The library ships with a number of features:

  • Common support for taxonomy handling across Rust and Python
  • Fast and low(er) memory usage
  • NCBI taxonomy, JSON ("tree" and "node_link_data" formats), Newick, and PhyloXML support
  • Easily extensible (in Rust) to support other formats and operations

Installation

Rust

This library can be added to an existing Cargo.toml file and installed straight from crates.io.

Python

You can install the Python bindings directly from PyPI (binaries are only built for select architectures) with:

pip install taxonomy

Python Usage

The Python taxonomy API can open and manipulate all of the formats from the Rust library. Note that Taxonomy IDs in NCBI format are integers, but they're converted to strings on import. We find working with "string taxonomy IDs" greatly simplifies inter-operation between different taxonomy systems.

Loading a taxonomy

Taxonomy can be loaded from a variety of sources.

  1. Taxonomy.from_newick(value: str): loads a Taxonomy from a Newick-encoded string.

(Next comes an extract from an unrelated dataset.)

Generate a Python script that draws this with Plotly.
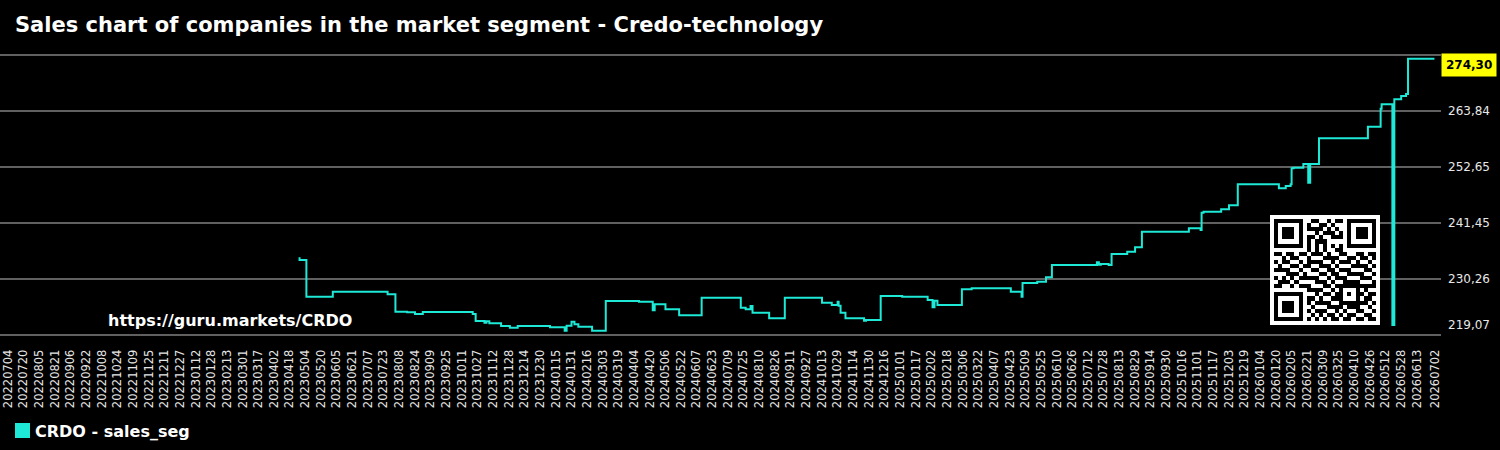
import plotly.graph_objects as go

# ---------------- data ----------------
TITLE = "Sales chart of companies in the market segment - Credo-technology"
SERIES_NAME = "CRDO - sales_seg"
WATERMARK = "https://guru.markets/CRDO"

DATES = [
    "2023-04-27", "2023-04-28", "2023-05-05", "2023-06-01", "2023-07-27", "2023-08-04",
    "2023-08-16", "2023-08-24", "2023-09-01", "2023-10-22", "2023-10-25", "2023-11-03",
    "2023-11-05", "2023-11-08", "2023-11-20", "2023-11-29", "2023-12-07", "2024-01-09",
    "2024-01-24", "2024-01-26", "2024-01-31", "2024-02-03", "2024-02-07", "2024-02-21",
    "2024-03-06", "2024-04-09", "2024-04-23", "2024-04-25", "2024-05-06", "2024-05-20",
    "2024-06-12", "2024-07-22", "2024-07-27", "2024-08-01", "2024-08-03", "2024-08-20",
    "2024-09-05", "2024-10-13", "2024-10-23", "2024-10-29", "2024-10-30", "2024-11-01",
    "2024-11-06", "2024-11-25", "2024-11-27", "2024-12-12", "2025-01-03", "2025-01-29",
    "2025-02-03", "2025-02-05", "2025-02-08", "2025-03-05", "2025-03-15", "2025-04-24",
    "2025-05-05", "2025-05-06", "2025-05-21", "2025-05-30", "2025-06-05", "2025-07-21",
    "2025-07-23", "2025-07-25", "2025-08-02", "2025-08-05", "2025-08-21", "2025-08-29",
    "2025-09-05", "2025-10-23", "2025-11-04", "2025-11-05", "2025-11-07", "2025-11-25",
    "2025-12-03", "2025-12-12", "2026-01-23", "2026-01-30", "2026-02-04", "2026-02-05",
    "2026-02-07", "2026-02-17", "2026-02-22", "2026-02-24", "2026-03-05", "2026-04-24",
    "2026-05-07", "2026-05-08", "2026-05-19", "2026-05-21", "2026-05-28", "2026-06-02",
    "2026-06-04", "2026-07-01",
]
VALUES = [
    234.40, 234.06, 226.72, 227.72, 227.20, 223.73,
    223.60, 223.27, 223.67, 223.27, 221.87, 221.53,
    221.80, 221.40, 220.87, 220.54, 220.87, 220.60,
    219.94, 220.90, 221.73, 221.20, 220.73, 219.94,
    225.86, 225.73, 224.00, 225.20, 224.20, 223.00,
    226.52, 224.53, 224.20, 224.87, 223.53, 222.40,
    226.52, 225.53, 225.06, 225.73, 224.90, 223.53,
    222.40, 221.93, 222.07, 226.86, 226.72, 226.06,
    224.60, 225.93, 225.06, 228.20, 228.40, 227.72,
    226.72, 229.45, 229.72, 230.60, 233.06, 233.60,
    233.10, 233.26, 233.06, 235.26, 235.72, 236.60,
    239.72, 240.39, 240.05, 243.51, 243.71, 244.18,
    244.98, 249.18, 248.38, 248.85, 249.18, 252.38,
    252.51, 253.24, 249.50, 253.24, 258.38, 260.70,
    264.30, 265.20, 221.07, 266.17, 266.83, 267.24,
    274.30, 274.30,
]

Y_GRID = [219.07, 230.26, 241.45, 252.65, 263.84, 275.03]
Y_LABELS = ["219,07", "230,26", "241,45", "252,65", "263,84", ""]
LAST_LABEL = "274,30"

X_TICKS = """
20220704 20220720 20220805 20220821 20220906 20220922 20221008 20221024 20221109 20221125
20221211 20221227 20230112 20230128 20230213 20230301 20230317 20230402 20230418 20230504
20230520 20230605 20230621 20230707 20230723 20230808 20230824 20230909 20230925 20231011
20231027 20231112 20231128 20231214 20231230 20240115 20240131 20240216 20240303 20240319
20240404 20240420 20240506 20240522 20240607 20240623 20240709 20240725 20240810 20240826
20240911 20240927 20241013 20241029 20241114 20241130 20241216 20250101 20250117 20250202
20250218 20250306 20250322 20250407 20250423 20250509 20250525 20250610 20250626 20250712
20250728 20250813 20250829 20250914 20250930 20251016 20251101 20251117 20251203 20251219
20260104 20260120 20260205 20260221 20260309 20260325 20260410 20260426 20260512 20260528
20260613 20260702
""".split()

QR_DATA = [
    "11010 01101 10010 11100 10110",
    "01101 11010 01101 00111 01001",
    "10110 00111 11010 10011 11010",
    "01011 10100 10111 01101 00101",
    "11100 01011 01001 11010 10011",
    "00111 10110 11100 00101 11100",
    "10010 11001 01011 10110 01011",
    "01101 00110 10100 11011 10100",
    "11011 01101 11010 01100 11011",
    "00101 11010 00111 10011 01101",
    "10110 01011 11001 01110 10010",
    "01001 10110 01110 10001 11101",
    "11110 01001 10011 01110 00110",
    "00011 11100 01101 10011 11001",
    "10101 00111 10010 11100 01110",
    "01110 11000 11101 00111 10001",
    "11001 01110 00110 11010 01111",
    "00110 10011 11001 01101 10100",
    "10011 01100 10110 10010 01011",
    "01100 11011 01001 11101 10110",
    "11011 00110 11110 00010 01101",
    "00100 11101 00011 11011 10010",
    "10111 01010 11100 10100 11001",
    "01010 10101 01011 01011 00110",
    "11101 01110 10101 10110 11011",
]

# ---------------- layout geometry (pixels) ----------------
W, H = 1500, 450
PLOT_L, PLOT_R, PLOT_T, PLOT_B = 0, 1441, 50, 340
GRID_TOP_PX, GRID_BOTTOM_PX = 55, 335
FONT = "DejaVu Sans"
LINE_COLOR = "#1de9d6"


def px(x):
    return (x - PLOT_L) / (PLOT_R - PLOT_L)


def py(y):
    return (PLOT_B - y) / (PLOT_B - PLOT_T)


# y range so that the lowest / highest grid values land on the pixel rows
_upp = (max(Y_GRID) - min(Y_GRID)) / (GRID_BOTTOM_PX - GRID_TOP_PX)
Y_RANGE = [min(Y_GRID) - (PLOT_B - GRID_BOTTOM_PX) * _upp,
           max(Y_GRID) + (GRID_TOP_PX - PLOT_T) * _upp]

# ---------------- QR matrix ----------------
N = 25
qr = [[int(c) for c in row.replace(" ", "")][:N] for row in QR_DATA]


def put_finder(r0, c0):
    for r in range(-1, 8):
        for c in range(-1, 8):
            rr, cc = r0 + r, c0 + c
            if 0 <= rr < N and 0 <= cc < N:
                if 0 <= r <= 6 and 0 <= c <= 6:
                    ring = max(abs(r - 3), abs(c - 3))
                    qr[rr][cc] = 1 if ring in (3, 0, 1) else 0
                else:
                    qr[rr][cc] = 0


put_finder(0, 0)
put_finder(0, N - 7)
put_finder(N - 7, 0)
for i in range(8, N - 8):
    qr[6][i] = 1 if i % 2 == 0 else 0
    qr[i][6] = 1 if i % 2 == 0 else 0
for r in range(16, 21):
    for c in range(16, 21):
        ring = max(abs(r - 18), abs(c - 18))
        qr[r][c] = 1 if ring in (2, 0) else 0
qr[N - 8][8] = 1
z_qr = [[0] * (N + 2)] + [[0] + row + [0] for row in qr] + [[0] * (N + 2)]

# ---------------- figure ----------------
fig = go.Figure()
fig.add_trace(go.Scatter(
    x=DATES, y=VALUES, mode="lines", name=SERIES_NAME,
    line=dict(color=LINE_COLOR, width=2, shape="hv"),
    showlegend=False, xaxis="x", yaxis="y",
))
fig.add_trace(go.Heatmap(
    z=z_qr, colorscale=[[0, "#ffffff"], [1, "#000000"]], showscale=False,
    zmin=0, zmax=1, xaxis="x2", yaxis="y2", hoverinfo="skip", xgap=0, ygap=0,
))

tickvals = [f"{t[:4]}-{t[4:6]}-{t[6:]}" for t in X_TICKS]

annotations = []
for v, lab in zip(Y_GRID, Y_LABELS):
    if not lab:
        continue
    annotations.append(dict(
        x=1, xref="paper", y=v, yref="y", text=lab, showarrow=False,
        xanchor="left", yanchor="middle", xshift=5,
        yshift=10 if v == min(Y_GRID) else 0,
        font=dict(family=FONT, size=12, color="#e8e8e8"),
    ))
annotations.append(dict(
    x=1, xref="paper", y=VALUES[-1], yref="y", text=f"<b>{LAST_LABEL}</b>",
    showarrow=False, xanchor="left", yanchor="middle", xshift=0, yshift=-6,
    bgcolor="#ffff00", borderpad=4,
    font=dict(family=FONT, size=12, color="#000000"),
))
annotations.append(dict(
    x=px(106), xref="paper", y=py(320), yref="paper", text=f"<b>{WATERMARK}</b>",
    showarrow=False, xanchor="left", yanchor="middle",
    font=dict(family=FONT, size=16, color="#ffffff"),
))
annotations.append(dict(
    x=px(33), xref="paper", y=py(431), yref="paper", text=f"<b>{SERIES_NAME}</b>",
    showarrow=False, xanchor="left", yanchor="middle",
    font=dict(family=FONT, size=16, color="#ffffff"),
))

shapes = [dict(
    type="rect", xref="paper", yref="paper",
    x0=px(15), x1=px(30), y0=py(438), y1=py(423),
    fillcolor=LINE_COLOR, line=dict(width=0),
)]

fig.update_layout(
    width=W, height=H,
    margin=dict(l=PLOT_L, r=W - PLOT_R, t=PLOT_T, b=H - PLOT_B),
    paper_bgcolor="#000000", plot_bgcolor="#000000",
    title=dict(text=f"<b>{TITLE}</b>", x=15 / W, xanchor="left", xref="container",
               y=1 - 25 / H, yanchor="middle", yref="container",
               font=dict(family=FONT, size=21, color="#ffffff")),
    font=dict(family=FONT, color="#e6e6e6"),
    showlegend=False,
    xaxis=dict(
        type="date", range=["2022-06-25 20:00", "2026-07-07 17:00"],
        tickvals=tickvals, ticktext=X_TICKS, tickangle=-90,
        tickfont=dict(family=FONT, size=11.5, color="#e6e6e6"),
        showgrid=False, zeroline=False, showline=False,
        ticks="outside", ticklen=4, tickcolor="#000000",
    ),
    yaxis=dict(
        range=Y_RANGE, tickvals=Y_GRID, showticklabels=False,
        showgrid=True, gridcolor="#606060", gridwidth=1.5,
        zeroline=False, showline=False, ticks="",
    ),
    xaxis2=dict(domain=[px(1270), px(1380)], range=[-0.5, N + 1.5], visible=False,
                anchor="y2", fixedrange=True),
    yaxis2=dict(domain=[py(325), py(215)], range=[N + 1.5, -0.5], visible=False,
                anchor="x2", fixedrange=True),
    annotations=annotations,
    shapes=shapes,
)

fig.write_html("out.html")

  2. Taxonomy.from_ncbi(ncbi_filder: str): loads a Taxonomy from a pair of NCBI dump files. The folder needs to contain the individual files in the NCBI taxonomy directory (e.g. nodes.dmp and names.dmp).

  3. Taxonomy.from_json(value: str, /, json_pointer: str): loads a Taxonomy from a JSON-encoded string. The format can either be of the tree or node_link_data types and will be automatically detected (more details on both formats on the documentation. If json_pointer is specified, the JSON will be traversed to that sub-object before being parsed as a taxonomy.

  4. Taxonomy.from_phyloxml(value: &str): loads a Taxonomy from a PhyloXML-encoded string. Experimental

  5. Taxonomy.from_gtdb(value: &str): loads a Taxonomy from a GTDB-encoded string. Experimental

Exporting a taxonomy

Assuming that the taxonomy has been instantiated as a variable named tax.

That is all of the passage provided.